**To be done**
Copy out all lines with the word "this" in them.

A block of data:
******************************

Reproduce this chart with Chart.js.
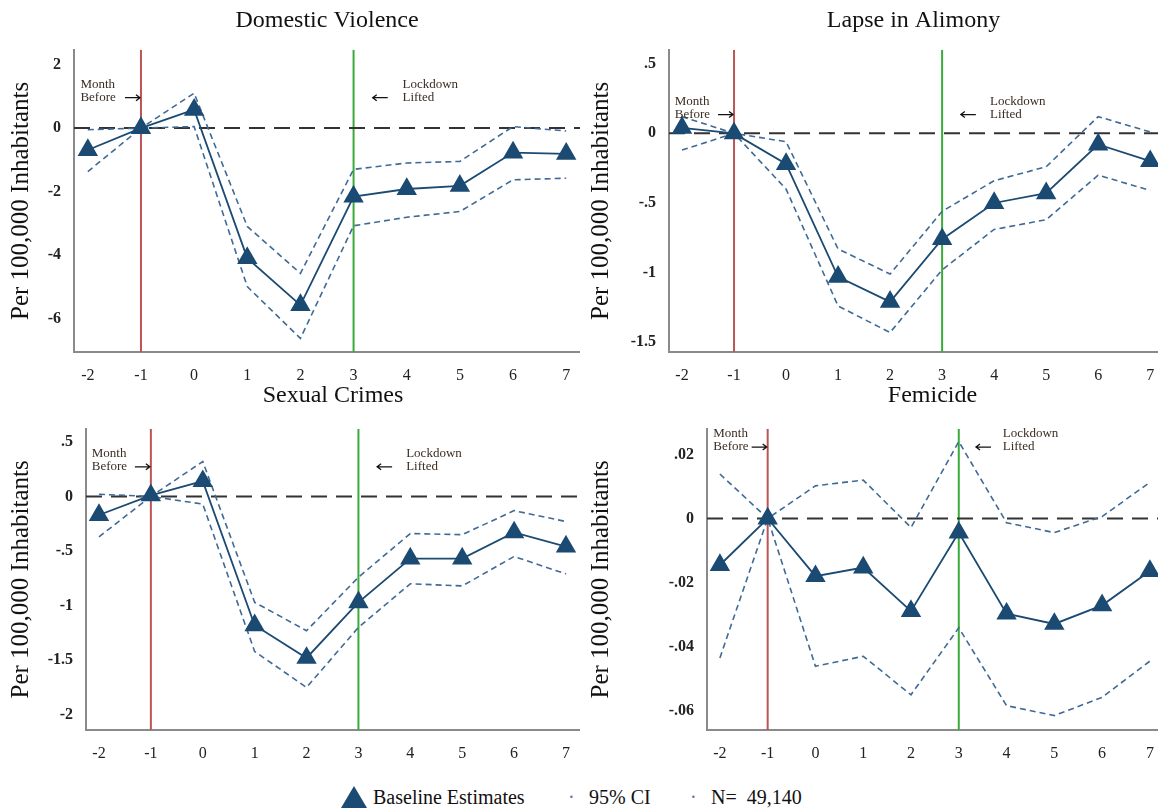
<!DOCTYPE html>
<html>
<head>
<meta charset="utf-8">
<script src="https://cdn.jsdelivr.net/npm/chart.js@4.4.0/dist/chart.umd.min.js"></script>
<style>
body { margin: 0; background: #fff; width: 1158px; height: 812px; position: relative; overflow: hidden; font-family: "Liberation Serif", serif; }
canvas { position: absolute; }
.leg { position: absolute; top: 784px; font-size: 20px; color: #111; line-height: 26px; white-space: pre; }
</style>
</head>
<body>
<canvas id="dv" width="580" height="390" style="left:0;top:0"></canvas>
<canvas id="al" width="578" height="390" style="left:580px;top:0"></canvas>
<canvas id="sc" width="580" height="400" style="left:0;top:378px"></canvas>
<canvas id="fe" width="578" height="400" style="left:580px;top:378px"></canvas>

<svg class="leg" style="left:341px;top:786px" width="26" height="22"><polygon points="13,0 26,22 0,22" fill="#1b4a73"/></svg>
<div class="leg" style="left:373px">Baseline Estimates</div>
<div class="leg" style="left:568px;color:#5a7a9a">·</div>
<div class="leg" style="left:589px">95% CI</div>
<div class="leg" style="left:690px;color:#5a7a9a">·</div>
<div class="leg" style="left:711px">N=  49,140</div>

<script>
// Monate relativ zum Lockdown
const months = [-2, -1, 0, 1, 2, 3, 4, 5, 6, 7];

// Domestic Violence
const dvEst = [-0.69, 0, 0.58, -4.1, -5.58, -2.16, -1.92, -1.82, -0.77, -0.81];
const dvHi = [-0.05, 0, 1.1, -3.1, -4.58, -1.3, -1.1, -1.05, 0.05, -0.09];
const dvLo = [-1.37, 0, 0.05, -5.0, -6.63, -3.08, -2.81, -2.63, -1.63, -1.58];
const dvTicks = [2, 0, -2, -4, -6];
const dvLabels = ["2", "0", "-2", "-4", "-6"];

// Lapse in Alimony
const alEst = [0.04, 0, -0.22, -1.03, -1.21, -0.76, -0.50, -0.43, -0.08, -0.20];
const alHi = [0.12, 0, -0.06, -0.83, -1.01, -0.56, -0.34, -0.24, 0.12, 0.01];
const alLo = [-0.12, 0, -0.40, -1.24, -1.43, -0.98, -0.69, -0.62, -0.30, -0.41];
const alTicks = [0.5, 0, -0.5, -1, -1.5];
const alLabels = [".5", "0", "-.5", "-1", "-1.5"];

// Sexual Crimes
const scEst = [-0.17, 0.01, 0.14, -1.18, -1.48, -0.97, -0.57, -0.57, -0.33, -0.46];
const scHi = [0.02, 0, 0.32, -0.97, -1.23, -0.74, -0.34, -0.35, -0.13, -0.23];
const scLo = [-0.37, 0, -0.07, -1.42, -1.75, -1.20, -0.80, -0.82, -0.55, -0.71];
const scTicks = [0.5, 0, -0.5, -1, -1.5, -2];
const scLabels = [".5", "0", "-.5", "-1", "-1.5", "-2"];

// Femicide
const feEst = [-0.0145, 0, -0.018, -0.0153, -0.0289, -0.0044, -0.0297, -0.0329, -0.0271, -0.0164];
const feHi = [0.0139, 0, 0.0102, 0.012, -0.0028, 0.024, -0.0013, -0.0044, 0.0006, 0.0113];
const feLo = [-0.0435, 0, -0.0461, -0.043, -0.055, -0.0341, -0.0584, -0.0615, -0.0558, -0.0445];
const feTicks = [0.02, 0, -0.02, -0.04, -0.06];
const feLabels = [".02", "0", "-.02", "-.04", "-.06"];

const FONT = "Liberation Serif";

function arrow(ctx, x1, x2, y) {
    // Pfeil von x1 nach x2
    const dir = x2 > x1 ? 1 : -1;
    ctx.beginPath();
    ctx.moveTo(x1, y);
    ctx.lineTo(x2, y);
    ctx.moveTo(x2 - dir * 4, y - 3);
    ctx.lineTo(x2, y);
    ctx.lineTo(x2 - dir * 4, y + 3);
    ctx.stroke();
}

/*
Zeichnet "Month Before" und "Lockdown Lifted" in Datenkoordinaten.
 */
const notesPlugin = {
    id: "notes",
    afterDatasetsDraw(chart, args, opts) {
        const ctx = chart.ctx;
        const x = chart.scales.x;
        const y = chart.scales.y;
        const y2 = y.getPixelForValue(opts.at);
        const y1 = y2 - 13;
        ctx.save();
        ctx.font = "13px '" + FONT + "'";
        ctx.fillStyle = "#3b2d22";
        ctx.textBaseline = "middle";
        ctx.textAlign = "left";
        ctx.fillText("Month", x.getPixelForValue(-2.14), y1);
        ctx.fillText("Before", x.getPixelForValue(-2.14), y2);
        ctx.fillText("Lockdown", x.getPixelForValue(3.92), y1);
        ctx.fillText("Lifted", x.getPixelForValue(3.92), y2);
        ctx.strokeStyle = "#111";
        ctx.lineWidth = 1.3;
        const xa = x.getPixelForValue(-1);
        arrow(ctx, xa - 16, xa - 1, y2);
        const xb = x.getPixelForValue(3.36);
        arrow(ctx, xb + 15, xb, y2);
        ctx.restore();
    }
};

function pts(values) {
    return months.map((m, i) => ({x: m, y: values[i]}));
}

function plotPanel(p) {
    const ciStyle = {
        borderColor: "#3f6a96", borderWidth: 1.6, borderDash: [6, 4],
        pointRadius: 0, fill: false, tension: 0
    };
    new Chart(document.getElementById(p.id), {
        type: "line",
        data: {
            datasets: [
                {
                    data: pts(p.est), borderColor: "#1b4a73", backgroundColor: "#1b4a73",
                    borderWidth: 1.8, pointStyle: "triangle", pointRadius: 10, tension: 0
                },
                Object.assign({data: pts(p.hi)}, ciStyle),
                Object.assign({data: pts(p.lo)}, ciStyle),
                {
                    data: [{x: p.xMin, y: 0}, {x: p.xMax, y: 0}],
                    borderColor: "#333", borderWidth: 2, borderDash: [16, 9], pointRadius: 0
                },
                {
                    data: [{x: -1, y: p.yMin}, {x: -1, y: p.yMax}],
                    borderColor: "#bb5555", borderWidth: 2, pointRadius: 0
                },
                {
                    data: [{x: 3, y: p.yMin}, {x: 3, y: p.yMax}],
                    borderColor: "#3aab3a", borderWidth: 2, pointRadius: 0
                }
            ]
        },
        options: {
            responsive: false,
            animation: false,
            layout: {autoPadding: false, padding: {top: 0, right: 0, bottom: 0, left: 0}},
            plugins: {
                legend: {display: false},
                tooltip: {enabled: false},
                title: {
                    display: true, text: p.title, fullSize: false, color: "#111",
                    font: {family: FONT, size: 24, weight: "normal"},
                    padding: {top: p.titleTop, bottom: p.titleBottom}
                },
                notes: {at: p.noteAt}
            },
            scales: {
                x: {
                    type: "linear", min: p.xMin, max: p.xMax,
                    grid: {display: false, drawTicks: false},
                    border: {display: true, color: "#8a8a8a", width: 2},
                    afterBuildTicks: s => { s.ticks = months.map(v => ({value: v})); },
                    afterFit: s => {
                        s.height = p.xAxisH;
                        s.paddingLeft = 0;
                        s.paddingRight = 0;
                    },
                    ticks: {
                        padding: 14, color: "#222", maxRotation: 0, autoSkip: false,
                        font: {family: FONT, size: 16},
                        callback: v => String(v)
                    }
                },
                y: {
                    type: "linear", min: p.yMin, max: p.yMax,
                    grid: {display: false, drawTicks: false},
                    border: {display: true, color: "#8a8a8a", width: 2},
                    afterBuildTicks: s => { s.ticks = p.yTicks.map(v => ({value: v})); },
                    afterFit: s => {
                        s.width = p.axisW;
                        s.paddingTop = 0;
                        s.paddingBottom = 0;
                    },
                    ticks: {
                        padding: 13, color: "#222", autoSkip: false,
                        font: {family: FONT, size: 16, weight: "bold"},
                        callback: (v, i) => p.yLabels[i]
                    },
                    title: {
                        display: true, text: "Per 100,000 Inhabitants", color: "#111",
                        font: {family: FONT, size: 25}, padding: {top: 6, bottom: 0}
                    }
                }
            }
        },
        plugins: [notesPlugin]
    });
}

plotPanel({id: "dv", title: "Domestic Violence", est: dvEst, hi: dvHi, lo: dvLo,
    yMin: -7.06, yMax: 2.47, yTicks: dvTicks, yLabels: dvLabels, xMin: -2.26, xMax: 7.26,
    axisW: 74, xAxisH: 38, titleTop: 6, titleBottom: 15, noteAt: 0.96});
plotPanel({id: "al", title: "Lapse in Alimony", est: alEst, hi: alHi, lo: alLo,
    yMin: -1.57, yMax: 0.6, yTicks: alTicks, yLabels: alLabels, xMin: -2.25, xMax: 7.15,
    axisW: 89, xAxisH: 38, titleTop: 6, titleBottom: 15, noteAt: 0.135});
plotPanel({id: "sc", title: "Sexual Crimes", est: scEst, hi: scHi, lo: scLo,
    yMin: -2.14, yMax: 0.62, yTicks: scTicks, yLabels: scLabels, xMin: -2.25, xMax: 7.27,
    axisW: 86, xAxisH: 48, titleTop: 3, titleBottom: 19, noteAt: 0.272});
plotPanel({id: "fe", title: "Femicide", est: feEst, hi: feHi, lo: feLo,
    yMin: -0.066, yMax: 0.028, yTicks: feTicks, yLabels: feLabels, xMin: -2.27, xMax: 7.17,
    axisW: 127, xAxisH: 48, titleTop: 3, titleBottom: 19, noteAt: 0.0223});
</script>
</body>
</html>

******************************

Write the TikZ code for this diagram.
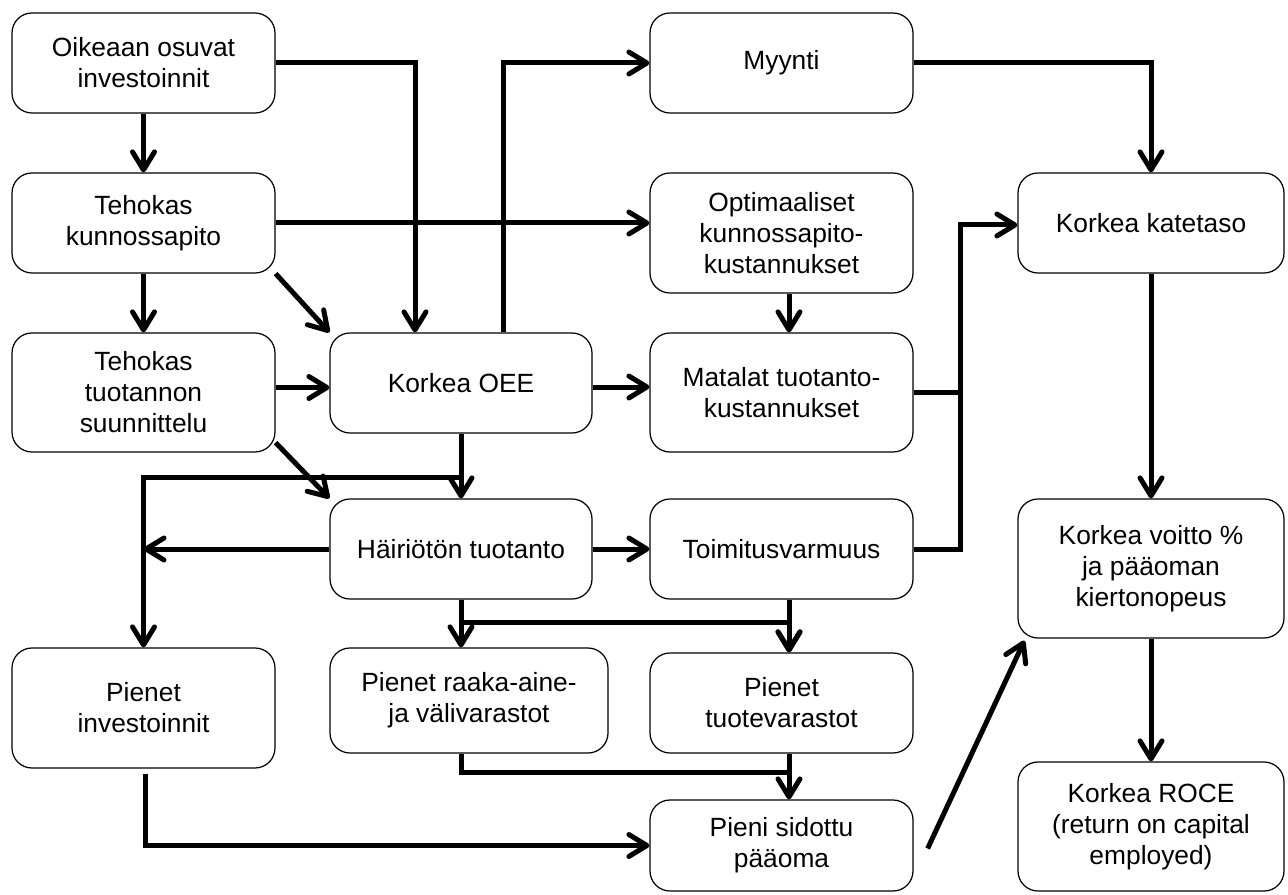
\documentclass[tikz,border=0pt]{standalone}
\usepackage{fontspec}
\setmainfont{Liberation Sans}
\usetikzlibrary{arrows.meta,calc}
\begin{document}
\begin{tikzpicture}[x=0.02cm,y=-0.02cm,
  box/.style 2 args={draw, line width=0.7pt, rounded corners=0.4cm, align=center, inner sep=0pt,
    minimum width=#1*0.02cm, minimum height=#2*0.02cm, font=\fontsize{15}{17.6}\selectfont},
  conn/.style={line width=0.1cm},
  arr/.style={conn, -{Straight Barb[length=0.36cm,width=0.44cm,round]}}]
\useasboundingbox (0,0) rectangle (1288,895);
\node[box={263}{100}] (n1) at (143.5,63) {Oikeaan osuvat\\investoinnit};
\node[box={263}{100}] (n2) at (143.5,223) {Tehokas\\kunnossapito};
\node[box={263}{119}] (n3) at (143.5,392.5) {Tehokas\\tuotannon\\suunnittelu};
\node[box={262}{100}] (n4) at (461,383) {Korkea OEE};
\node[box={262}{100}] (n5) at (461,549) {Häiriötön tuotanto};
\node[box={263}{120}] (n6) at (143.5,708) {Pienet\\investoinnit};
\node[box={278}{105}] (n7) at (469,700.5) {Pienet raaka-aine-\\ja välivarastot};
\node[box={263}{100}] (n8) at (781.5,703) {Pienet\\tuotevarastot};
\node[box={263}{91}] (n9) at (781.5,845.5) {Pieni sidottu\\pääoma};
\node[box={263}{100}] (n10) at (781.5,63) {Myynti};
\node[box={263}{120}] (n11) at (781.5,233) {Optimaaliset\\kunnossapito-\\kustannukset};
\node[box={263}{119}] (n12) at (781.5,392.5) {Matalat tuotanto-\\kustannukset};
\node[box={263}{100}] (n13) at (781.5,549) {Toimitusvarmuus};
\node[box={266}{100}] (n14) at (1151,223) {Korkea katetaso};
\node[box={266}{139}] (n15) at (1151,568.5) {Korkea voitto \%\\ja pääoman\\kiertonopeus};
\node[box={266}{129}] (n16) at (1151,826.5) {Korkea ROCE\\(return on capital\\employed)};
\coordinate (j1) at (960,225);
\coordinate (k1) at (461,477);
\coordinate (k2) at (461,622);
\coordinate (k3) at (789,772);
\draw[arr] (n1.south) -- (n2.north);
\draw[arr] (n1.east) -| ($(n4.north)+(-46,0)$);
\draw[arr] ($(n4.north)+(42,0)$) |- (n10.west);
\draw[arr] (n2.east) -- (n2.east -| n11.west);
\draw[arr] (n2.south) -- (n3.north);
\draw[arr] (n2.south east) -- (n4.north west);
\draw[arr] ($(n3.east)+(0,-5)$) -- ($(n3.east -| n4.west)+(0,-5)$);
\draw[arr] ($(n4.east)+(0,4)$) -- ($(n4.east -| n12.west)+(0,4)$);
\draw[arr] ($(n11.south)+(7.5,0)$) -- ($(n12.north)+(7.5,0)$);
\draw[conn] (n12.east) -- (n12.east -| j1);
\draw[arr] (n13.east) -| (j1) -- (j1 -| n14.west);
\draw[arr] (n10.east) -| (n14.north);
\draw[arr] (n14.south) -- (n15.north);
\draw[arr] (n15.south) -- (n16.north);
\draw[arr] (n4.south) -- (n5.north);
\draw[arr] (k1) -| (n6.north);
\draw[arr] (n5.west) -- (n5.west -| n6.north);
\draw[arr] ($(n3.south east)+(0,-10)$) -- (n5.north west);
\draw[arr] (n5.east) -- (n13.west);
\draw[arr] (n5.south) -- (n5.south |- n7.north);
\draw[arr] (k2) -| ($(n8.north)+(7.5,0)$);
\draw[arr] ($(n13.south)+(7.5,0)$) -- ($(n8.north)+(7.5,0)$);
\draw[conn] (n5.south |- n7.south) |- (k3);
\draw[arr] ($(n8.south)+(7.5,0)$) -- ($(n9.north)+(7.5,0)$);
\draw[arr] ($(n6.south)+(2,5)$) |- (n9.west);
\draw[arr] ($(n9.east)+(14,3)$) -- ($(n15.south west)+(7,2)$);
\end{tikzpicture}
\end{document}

******************************

**Task answer**
Reproduce this chart with Chart.js.
Write the TikZ code for this diagram.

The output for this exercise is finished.